Type 1 Diabetes and Depression
People of all ages experience depression. According to the World Health Organization over 350 million people globally experience depression, but it goes undiagnosed and is often untreated because of the stigma around mental health issues. Depression is estimated to affect one in four people with diabetes (type 1 and type 2). Adolescents with type 1 diabetes have five times the rate of depression than adolescents who do not have T1D.
Adults with T1D who also have depression, face worse health outcomes if the depression is untreated and lose more time from work, have increased healthcare costs, and have higher HbA1cs than individuals without depression. Adolescents with T1D and depression have higher HbA1cs, an increased risk for diabetic ketoacidosis (DKA) and severe hypoglycemia, and have more issues when transitioning to adult care for their diabetes.
Just because you have type 1 diabetes doesn’t mean you will develop symptoms of depression, but being aware of the symptoms is important so you can recognize them early and get treatment.
Symptoms of depression in adults include:
- Feelings of sadness or hopelessness
- Loss of interest or pleasure in activities you used to enjoy
- Changes in sleep – either too much or not enough
- Changes in appetite – either eating too much or not enough (and sometimes changes in weight)
- Tiredness and lack of energy, so even doing small thing take extra effort
- Slowed thinking, speaking or body movements
- Trouble concentrating, making decisions, or remembering things
- Feelings of worthlessness or guilt, fixating on past failures or self-blame
- Frequent or recurrent thoughts of death, suicidal thoughts, suicide attempts or suicide
In children and adolescents, symptoms of depression can be similar but there may be some differences. In children, symptoms may also include:
- Body aches and pains
- Refusing to go to school
- Poor performance in school
In older children and teenagers, symptoms may also include:
- Irritability and anger
- Poor performance or poor attendance at school
- Feeling misunderstood
- Being extremely sensitive
- Avoiding social activities
- Possible use of recreational drugs or alcohol
In both adults as well as children/adolescents the symptoms of depression interrupt or greatly affect work or school, social relationships, or other important areas of their lives.
The good news is that depression can be treated and outcomes improve, especially when depression is treated early. The American Diabetes Association (ADA) recommends that all people with type 1 diabetes should be screened by their healthcare providers for depression on a regular basis, so treatment or a referral to a mental health provider can be made. If your healthcare provider doesn’t ask about how you are feeling emotionally – it is important that you speak up and tell them! Getting treatment for depression early is key and can help to improve your long term medical and psychological outcomes.
Treatment for depression in children and adults can cognitive-behavioral therapy, interpersonal therapy or other evidenced based therapy and/or medication(s). Finding a mental health provider that is knowledgeable about diabetes can help. The ADA has an online directory of mental health providers by state that have training and experience in diabetes: https://professional.diabetes.org/mhp_listing.

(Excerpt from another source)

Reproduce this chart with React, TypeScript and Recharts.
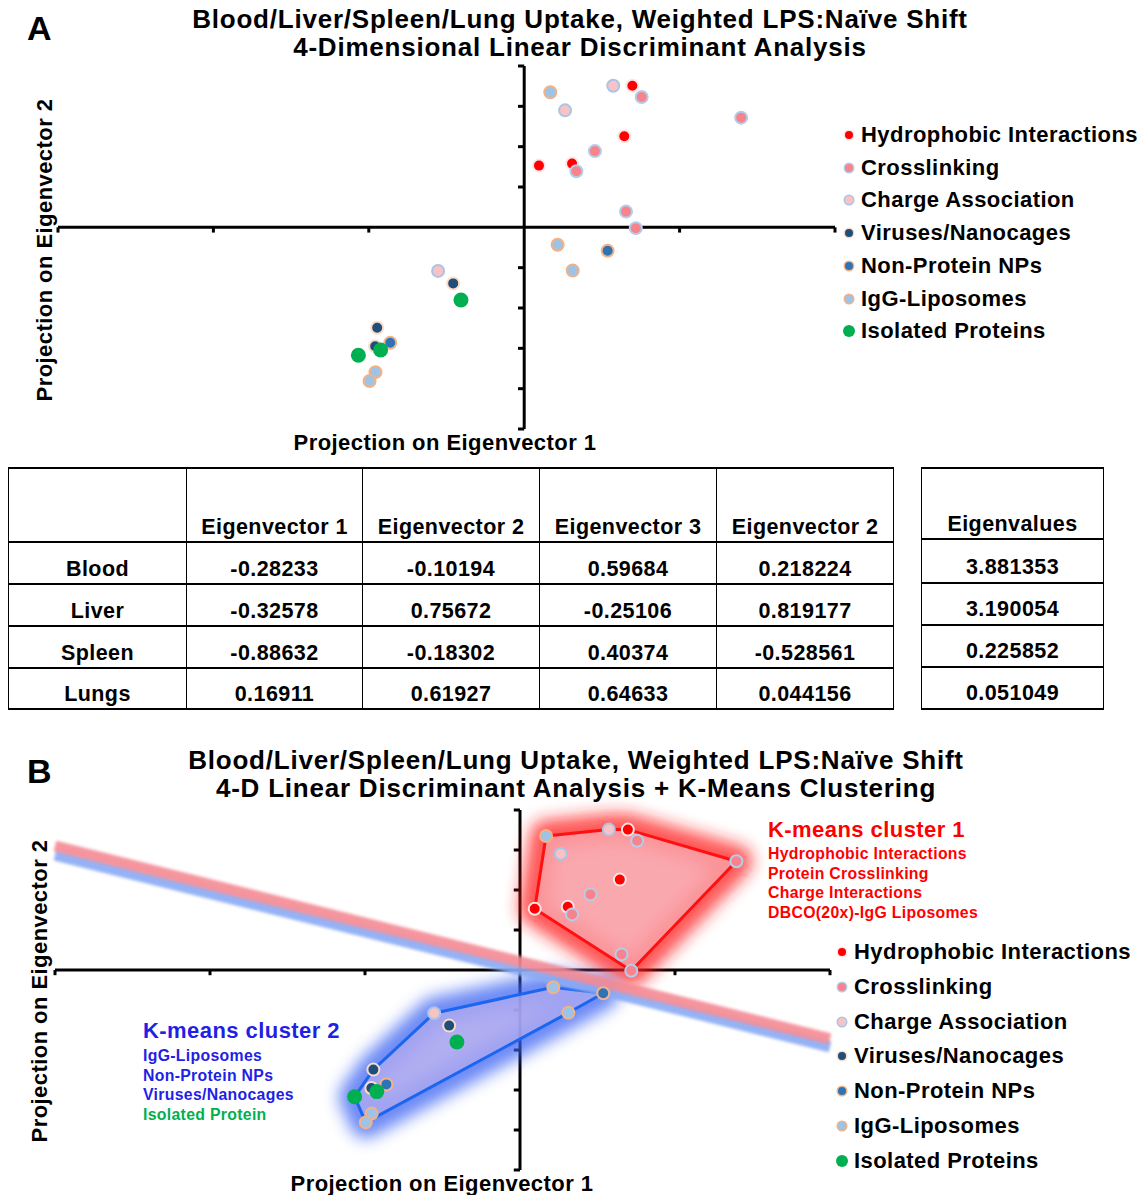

Getting support for anyone living with type 1 diabetes is important; if you are experiencing symptoms of depression this can be even more important. Talk with your friends and family can be key. They often will want to help you, so asking for what you need (rather than having them guess or do something unintentionally unhelpful) will be important.
Depending on your relationships with your family and friends, it may be difficult to talk to them. Talking with other people with type 1 diabetes can helpful. Many people have found that joining a local diabetes support group at their diabetes treatment center or local hospital or joining one online to be very useful. There are many types of support groups, so you will have to look around to find the one that best fits your personality and needs. You don’t need to do diabetes alone- get support!
Immediate Assistance Through 988
If you or a loved one is having thoughts of suicide, feeling emotional distress, or struggling with substance misuse, call 988.
988 is a free, 24/7, 365 days a year national hotline to provide mental health support (think of it like 911 but for mental health).